La seconde affirmation, elle, est évidemment tempérée par d’autres « ténors » de « droite » , comme Raffarin, l’ex-ministre de la pente raide, qui déclare ainsi qu’une défaite de Royal est possible. Dans le fond, il n’a pas tort surtout si les approvisionnements en afghane s’arrêtent et déclenchent un sevrage précoce de l’actuelle présidente de Poitou-Charente.

Mais regardons à présent la situation courante, c’est-à-dire d’où nous partons, et vers où nous allons.

Le bilan de Sarkozy étant globalement merdique – c’était prévisible, prévu et quasi-garanti sur facture – , on sent qu’effectivement, les électeurs auront bien du mal à revoter massivement pour des têtes de listes UMP qui auront, sur les deux dernières années, projeté sur eux deux douzaines de taxes, ponctions vexatoires, idioties frivoles, petits & gros morceaux de bêtises crasses comme un solide légionnaire atteint d’une tourista carabinée.

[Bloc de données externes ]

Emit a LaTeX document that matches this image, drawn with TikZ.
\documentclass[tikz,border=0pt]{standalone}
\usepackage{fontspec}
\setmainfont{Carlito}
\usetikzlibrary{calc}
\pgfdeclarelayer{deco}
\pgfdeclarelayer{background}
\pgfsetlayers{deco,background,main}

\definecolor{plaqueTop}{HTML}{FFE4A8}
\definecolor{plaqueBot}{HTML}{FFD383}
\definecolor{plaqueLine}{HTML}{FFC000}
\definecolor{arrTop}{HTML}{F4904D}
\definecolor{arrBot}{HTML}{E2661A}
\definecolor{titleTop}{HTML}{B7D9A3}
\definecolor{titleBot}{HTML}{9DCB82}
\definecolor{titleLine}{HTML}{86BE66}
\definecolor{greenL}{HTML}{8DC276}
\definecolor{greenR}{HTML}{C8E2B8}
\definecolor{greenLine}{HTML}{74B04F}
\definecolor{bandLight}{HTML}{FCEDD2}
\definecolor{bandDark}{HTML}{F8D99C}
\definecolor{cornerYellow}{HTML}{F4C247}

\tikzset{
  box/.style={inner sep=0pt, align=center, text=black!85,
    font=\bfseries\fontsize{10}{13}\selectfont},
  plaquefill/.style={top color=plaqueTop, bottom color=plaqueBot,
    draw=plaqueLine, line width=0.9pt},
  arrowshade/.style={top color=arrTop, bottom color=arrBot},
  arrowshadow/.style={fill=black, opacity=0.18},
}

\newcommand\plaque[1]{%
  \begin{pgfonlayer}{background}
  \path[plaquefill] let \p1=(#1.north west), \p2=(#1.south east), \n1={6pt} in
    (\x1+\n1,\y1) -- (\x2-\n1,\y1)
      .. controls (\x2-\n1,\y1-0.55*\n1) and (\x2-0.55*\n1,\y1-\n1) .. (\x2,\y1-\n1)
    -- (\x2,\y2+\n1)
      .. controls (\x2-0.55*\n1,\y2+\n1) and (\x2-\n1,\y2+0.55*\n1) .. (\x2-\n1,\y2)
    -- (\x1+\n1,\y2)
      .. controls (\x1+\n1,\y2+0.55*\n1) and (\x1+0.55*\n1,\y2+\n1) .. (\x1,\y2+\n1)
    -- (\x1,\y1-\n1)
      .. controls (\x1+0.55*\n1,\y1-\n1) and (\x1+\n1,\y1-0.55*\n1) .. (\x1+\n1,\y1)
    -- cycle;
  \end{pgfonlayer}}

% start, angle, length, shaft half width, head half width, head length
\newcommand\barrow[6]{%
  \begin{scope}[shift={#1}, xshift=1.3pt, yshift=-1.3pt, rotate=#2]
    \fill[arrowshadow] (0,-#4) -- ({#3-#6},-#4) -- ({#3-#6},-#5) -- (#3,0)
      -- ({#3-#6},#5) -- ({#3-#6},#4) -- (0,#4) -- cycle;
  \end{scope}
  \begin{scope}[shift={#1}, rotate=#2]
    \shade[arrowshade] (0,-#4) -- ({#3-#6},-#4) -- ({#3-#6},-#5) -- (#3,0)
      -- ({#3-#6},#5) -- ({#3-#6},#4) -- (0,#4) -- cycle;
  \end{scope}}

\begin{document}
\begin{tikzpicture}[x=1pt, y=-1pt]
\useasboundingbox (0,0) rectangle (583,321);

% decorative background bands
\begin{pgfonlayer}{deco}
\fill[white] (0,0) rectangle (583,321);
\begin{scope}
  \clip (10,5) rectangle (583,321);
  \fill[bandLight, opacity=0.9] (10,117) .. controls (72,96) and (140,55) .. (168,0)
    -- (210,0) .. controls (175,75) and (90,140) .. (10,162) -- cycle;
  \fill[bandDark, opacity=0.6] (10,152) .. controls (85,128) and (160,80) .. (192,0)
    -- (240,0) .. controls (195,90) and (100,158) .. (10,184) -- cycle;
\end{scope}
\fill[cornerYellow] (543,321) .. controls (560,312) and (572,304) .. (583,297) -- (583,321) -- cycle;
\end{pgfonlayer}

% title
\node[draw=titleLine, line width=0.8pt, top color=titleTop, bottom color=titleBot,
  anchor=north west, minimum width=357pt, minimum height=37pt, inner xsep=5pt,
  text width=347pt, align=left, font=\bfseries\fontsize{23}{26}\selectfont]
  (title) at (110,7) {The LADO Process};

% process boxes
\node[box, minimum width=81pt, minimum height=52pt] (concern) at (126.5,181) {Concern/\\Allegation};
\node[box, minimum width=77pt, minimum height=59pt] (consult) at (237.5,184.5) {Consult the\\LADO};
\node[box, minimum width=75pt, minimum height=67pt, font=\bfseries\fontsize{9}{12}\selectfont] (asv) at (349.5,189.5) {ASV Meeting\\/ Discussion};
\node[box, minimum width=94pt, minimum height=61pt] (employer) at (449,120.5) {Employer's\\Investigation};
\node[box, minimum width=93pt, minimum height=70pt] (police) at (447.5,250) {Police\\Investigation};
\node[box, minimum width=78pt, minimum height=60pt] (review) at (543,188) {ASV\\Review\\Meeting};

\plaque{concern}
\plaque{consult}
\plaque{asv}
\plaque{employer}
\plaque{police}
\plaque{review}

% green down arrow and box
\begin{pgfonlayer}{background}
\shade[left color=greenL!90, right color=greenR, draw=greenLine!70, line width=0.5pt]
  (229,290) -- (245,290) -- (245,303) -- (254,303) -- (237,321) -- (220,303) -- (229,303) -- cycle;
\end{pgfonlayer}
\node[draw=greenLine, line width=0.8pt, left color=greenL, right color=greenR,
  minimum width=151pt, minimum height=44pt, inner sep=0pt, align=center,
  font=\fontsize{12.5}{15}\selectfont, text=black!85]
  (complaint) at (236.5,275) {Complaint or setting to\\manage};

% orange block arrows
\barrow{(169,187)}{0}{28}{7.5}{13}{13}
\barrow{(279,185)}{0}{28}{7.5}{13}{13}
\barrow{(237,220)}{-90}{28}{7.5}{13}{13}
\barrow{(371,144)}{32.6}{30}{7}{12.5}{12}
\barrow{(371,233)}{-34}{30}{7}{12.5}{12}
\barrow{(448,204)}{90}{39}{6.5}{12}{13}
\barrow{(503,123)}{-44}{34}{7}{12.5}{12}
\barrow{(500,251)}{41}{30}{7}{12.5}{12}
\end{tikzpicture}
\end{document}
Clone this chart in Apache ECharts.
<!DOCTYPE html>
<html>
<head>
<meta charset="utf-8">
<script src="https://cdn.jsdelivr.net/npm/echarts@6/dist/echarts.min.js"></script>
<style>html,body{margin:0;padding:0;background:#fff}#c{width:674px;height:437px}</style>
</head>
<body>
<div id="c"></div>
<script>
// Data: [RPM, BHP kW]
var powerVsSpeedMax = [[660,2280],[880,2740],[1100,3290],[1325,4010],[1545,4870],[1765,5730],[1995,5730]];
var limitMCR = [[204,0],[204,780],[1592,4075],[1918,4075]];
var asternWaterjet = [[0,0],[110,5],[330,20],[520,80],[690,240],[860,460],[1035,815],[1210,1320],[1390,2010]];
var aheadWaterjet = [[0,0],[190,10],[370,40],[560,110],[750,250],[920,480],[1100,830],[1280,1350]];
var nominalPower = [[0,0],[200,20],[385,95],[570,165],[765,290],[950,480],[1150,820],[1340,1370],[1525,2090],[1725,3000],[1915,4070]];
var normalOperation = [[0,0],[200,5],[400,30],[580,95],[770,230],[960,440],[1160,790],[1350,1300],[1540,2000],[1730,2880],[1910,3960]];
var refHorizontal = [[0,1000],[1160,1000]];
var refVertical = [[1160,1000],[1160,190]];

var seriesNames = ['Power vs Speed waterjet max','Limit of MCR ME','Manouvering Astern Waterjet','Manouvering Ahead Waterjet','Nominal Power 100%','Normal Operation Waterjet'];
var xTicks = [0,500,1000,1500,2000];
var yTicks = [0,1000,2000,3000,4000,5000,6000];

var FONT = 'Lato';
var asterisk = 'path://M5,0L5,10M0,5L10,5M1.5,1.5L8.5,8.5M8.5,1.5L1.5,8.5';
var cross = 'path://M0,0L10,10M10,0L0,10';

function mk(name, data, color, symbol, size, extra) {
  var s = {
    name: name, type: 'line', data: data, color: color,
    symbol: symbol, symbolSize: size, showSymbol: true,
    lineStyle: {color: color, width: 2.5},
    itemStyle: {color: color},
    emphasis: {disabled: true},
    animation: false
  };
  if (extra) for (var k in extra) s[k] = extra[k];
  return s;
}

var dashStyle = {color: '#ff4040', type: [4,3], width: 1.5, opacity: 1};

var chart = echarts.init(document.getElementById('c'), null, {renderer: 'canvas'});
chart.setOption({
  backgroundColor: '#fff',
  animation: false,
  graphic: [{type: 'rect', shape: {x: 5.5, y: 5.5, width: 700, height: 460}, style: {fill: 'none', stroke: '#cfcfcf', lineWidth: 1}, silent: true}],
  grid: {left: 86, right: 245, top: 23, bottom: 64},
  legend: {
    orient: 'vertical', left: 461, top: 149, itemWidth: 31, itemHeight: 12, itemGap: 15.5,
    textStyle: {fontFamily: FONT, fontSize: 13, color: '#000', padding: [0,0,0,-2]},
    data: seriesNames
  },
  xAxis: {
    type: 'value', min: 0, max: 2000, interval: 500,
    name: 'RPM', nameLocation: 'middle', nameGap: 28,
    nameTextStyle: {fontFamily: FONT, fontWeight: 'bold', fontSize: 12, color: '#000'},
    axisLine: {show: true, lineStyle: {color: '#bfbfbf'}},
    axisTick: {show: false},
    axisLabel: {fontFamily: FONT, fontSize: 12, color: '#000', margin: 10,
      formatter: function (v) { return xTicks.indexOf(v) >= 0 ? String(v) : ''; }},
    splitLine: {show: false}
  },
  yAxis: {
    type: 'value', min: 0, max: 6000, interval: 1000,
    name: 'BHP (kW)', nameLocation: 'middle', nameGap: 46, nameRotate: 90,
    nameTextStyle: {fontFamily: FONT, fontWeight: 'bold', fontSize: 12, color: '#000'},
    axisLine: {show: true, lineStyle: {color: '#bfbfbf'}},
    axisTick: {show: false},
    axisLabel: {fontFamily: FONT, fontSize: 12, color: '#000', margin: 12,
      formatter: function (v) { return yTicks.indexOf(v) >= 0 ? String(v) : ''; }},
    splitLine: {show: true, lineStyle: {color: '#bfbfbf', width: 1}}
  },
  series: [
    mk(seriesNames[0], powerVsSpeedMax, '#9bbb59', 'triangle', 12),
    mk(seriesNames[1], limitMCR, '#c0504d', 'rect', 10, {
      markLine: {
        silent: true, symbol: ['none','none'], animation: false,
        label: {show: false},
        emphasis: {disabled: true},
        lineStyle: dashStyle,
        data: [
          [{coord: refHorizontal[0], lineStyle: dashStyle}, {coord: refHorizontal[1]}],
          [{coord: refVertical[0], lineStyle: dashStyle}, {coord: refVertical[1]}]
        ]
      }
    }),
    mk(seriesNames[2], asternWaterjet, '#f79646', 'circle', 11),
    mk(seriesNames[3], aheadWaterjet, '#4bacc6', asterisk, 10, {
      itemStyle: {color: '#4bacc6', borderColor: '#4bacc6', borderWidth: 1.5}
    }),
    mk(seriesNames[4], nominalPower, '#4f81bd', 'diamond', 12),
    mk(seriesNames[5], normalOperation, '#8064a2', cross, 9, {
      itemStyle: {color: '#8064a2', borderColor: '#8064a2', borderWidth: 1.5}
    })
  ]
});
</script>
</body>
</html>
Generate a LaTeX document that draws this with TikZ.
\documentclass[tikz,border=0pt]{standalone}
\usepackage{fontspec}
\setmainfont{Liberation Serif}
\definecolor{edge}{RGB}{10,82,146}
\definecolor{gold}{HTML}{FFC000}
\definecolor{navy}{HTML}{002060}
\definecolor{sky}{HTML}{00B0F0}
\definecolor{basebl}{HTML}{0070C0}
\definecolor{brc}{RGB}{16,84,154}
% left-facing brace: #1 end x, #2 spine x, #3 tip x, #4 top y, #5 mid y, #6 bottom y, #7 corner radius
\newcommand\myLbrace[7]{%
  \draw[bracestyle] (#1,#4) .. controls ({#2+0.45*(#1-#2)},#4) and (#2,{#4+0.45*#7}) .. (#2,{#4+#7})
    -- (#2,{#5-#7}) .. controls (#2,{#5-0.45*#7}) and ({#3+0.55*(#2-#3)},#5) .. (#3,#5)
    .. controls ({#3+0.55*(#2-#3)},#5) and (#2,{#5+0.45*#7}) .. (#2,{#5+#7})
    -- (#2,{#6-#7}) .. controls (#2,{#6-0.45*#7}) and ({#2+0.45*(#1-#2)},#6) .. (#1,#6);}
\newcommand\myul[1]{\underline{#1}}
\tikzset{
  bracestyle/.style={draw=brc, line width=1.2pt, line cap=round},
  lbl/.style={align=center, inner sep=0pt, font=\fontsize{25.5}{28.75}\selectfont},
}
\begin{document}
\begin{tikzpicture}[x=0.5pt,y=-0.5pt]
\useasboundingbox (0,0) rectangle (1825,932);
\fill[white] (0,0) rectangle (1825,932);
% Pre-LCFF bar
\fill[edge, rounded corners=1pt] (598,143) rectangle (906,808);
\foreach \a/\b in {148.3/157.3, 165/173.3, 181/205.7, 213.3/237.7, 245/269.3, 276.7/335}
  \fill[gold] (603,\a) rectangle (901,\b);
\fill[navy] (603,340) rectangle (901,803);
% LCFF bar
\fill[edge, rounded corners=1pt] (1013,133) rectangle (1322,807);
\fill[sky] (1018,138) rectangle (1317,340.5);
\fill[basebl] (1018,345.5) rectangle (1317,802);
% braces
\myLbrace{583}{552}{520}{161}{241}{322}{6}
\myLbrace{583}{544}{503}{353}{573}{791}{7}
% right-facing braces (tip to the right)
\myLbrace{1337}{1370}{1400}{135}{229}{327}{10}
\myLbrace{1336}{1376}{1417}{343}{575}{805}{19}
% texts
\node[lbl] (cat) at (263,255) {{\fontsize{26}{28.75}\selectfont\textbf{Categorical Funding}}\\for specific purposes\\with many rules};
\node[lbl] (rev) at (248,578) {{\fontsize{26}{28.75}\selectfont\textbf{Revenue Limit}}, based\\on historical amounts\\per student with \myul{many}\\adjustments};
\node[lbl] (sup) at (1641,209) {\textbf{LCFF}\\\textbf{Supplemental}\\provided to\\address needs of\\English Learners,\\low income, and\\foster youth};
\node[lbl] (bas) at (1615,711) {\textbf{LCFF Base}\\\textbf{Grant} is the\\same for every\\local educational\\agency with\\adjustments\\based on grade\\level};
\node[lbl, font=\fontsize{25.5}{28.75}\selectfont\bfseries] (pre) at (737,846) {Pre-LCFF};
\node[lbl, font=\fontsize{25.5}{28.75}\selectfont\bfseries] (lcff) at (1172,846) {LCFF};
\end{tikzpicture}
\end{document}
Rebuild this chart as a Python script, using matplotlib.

Côté socialiste, on ne peut pas non plus dire que l’intelligence, le rassemblement, l’unité et la finesse furent de mise depuis juin 2007. Il serait herculéen de reprendre en détail toutes les abrutissantes stupidités que les politiciens de gauche auront enfilées comme des perles d’un collier multi-kilométrique depuis que l’homme sans classe sera parvenu à l’Elysée, mais force est de constater que les clowns qui animent ce parti ont absolument tout tenté pour le faire exploser, et y sont partiellement parvenus. Et par décence, je ne parlerai pas du récent référendum qui illustre assez bien l’absence d’entregent dont les dirigeants socialistes font démonstration actuellement.

Avec un tel passif, miser sur une une victoire écrasante du PS semble un peu risqué. En outre, la carte actuelle des régions française montre une domination écrasante des socialistes revendiqués (20 régions sur 22).

L’issue du scrutin se résume, finalement, à une question de probabilité. Celle, par exemple, que le PS fasse mieux, revient à dire qu’il lui faut non seulement gagner deux nouvelles régions, mais surtout, n’en perdre aucune. Ce n’est pas impossible, mais cela suppose un parcours sans faute sur tout le territoire.

Et c’est là que les choses deviennent amusantes.

En effet, si le PS perd ne serait-ce qu’une région (et ne domine alors que de 19 sur 22), l’UMP pourra déclarer avoir gagné du terrain. Une branlée reproduisant le précédent score, 20 régions socialistes sur 22, pourra être présentée par l’UMP comme un excellent damage control : « On a sauvé les meubles, les enfants : on ne fait pas pire qu’en 2005″. De son côté, le PS pourra toujours prétendre, à bon droit, avoir gagné de façon écrasante. En clair, il semble évident que pour pousser un ouf de soulagement, l’UMP ne doit déployer, finalement que des efforts plus modérés que pour le PS.

Stratégiquement, il apparaît aussi que conserver coûte que coûte des régions n’est peut-être pas, électoralement parlant, judicieux sur le long terme : la plupart des ténors de gauche pensent aussi à 2012. Or, si l’on tient une région entre 2010 et 2012, cela veut dire qu’on va devoir jongler avec des comptes locaux particulièrement dégradés, les sources de financement étant de plus en plus restreintes. D’autant qu’en réalité, rien n’indique que la situation économique va s’embellir au profit des conseils régionaux… Au contraire.

Il ne serait ainsi pas totalement surprenant que certaines régions socialistes, tenues par de futurs présidentiables, tombent fort malencontreusement dans l’escarcelle de la droite, alors que, précisément, les rentrées fiscales se font rares et les dépenses, elles, tournent  à plein régime. L’UMP hériterait alors d’un cadeau douteux, qu’ils auraient d’ailleurs tout fait pour empoisonner avant de se l’administrer.

Autrement dit, nous allons assister à un jeu de patates chaudes, équilibrage savant et subtil entre un désir immédiat de victoire, une pénible équation probabilistique, et l’objectif 2012 dont, pour le moment, tout semble indiquer qu’il va être une véritable foire d’empoigne tant le manque de candidat crédible est évident.

Et au soir du 21 mars 2010, il n’est donc pas impossible que, comme dans une école des fans politiques, tout le monde se déclare gagnant et se distribue de bonnes notes.

Pendant ce temps là, la criiiiise continuera ses dégâts.